### What to produce
Repeat exactly what appears from the opening line of the listing to the line with "pw, ph = W - ML - MR, H - MT - MB", inclusive.

### Supplied data
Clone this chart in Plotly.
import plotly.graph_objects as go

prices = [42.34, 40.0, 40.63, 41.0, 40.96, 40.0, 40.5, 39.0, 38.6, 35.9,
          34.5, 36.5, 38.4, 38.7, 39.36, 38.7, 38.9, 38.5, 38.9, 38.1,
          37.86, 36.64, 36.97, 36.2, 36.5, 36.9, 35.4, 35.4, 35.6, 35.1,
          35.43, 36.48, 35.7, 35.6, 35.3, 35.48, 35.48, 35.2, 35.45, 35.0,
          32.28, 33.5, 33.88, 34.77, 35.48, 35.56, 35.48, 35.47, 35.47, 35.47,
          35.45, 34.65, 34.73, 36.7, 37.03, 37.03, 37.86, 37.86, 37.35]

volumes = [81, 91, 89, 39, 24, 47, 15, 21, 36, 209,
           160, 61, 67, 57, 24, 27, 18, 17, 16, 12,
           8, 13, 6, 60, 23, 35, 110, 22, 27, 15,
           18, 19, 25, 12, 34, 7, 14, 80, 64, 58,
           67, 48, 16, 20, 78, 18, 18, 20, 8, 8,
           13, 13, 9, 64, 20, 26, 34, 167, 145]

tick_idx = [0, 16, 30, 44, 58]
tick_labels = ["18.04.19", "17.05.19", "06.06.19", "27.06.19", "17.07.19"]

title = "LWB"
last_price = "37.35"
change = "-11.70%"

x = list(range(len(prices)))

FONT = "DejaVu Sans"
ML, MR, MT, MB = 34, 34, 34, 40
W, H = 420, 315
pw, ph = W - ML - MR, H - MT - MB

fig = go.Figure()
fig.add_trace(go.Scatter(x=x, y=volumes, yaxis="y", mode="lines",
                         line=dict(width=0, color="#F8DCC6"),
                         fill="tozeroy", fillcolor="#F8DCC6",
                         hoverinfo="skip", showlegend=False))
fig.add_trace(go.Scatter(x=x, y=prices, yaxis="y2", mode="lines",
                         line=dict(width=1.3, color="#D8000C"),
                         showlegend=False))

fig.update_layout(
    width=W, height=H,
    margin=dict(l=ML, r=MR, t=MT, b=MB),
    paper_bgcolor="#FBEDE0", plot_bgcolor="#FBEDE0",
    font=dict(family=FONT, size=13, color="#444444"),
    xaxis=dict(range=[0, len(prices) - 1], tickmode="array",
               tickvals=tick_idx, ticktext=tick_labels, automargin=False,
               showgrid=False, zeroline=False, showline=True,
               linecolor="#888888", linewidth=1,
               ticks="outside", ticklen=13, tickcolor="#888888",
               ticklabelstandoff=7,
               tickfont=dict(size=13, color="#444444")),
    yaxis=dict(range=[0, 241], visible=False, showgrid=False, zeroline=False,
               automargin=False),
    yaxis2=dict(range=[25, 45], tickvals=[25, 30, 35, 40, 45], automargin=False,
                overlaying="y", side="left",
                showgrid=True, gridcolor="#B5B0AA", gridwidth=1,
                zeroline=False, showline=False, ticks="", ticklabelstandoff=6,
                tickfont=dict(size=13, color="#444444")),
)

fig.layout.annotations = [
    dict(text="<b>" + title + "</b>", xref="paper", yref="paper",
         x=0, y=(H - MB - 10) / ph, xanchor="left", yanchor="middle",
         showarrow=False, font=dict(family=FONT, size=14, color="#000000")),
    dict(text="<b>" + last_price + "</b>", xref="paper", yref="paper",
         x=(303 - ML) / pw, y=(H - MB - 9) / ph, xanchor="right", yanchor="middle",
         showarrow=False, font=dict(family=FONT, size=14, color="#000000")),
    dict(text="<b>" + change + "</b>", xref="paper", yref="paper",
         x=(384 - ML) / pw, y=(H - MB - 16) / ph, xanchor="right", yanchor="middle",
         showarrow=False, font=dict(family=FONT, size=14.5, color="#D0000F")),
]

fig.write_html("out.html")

### The output
Clone this chart in Plotly.
import plotly.graph_objects as go

prices = [42.34, 40.0, 40.63, 41.0, 40.96, 40.0, 40.5, 39.0, 38.6, 35.9,
          34.5, 36.5, 38.4, 38.7, 39.36, 38.7, 38.9, 38.5, 38.9, 38.1,
          37.86, 36.64, 36.97, 36.2, 36.5, 36.9, 35.4, 35.4, 35.6, 35.1,
          35.43, 36.48, 35.7, 35.6, 35.3, 35.48, 35.48, 35.2, 35.45, 35.0,
          32.28, 33.5, 33.88, 34.77, 35.48, 35.56, 35.48, 35.47, 35.47, 35.47,
          35.45, 34.65, 34.73, 36.7, 37.03, 37.03, 37.86, 37.86, 37.35]

volumes = [81, 91, 89, 39, 24, 47, 15, 21, 36, 209,
           160, 61, 67, 57, 24, 27, 18, 17, 16, 12,
           8, 13, 6, 60, 23, 35, 110, 22, 27, 15,
           18, 19, 25, 12, 34, 7, 14, 80, 64, 58,
           67, 48, 16, 20, 78, 18, 18, 20, 8, 8,
           13, 13, 9, 64, 20, 26, 34, 167, 145]

tick_idx = [0, 16, 30, 44, 58]
tick_labels = ["18.04.19", "17.05.19", "06.06.19", "27.06.19", "17.07.19"]

title = "LWB"
last_price = "37.35"
change = "-11.70%"

x = list(range(len(prices)))

FONT = "DejaVu Sans"
ML, MR, MT, MB = 34, 34, 34, 40
W, H = 420, 315
pw, ph = W - ML - MR, H - MT - MB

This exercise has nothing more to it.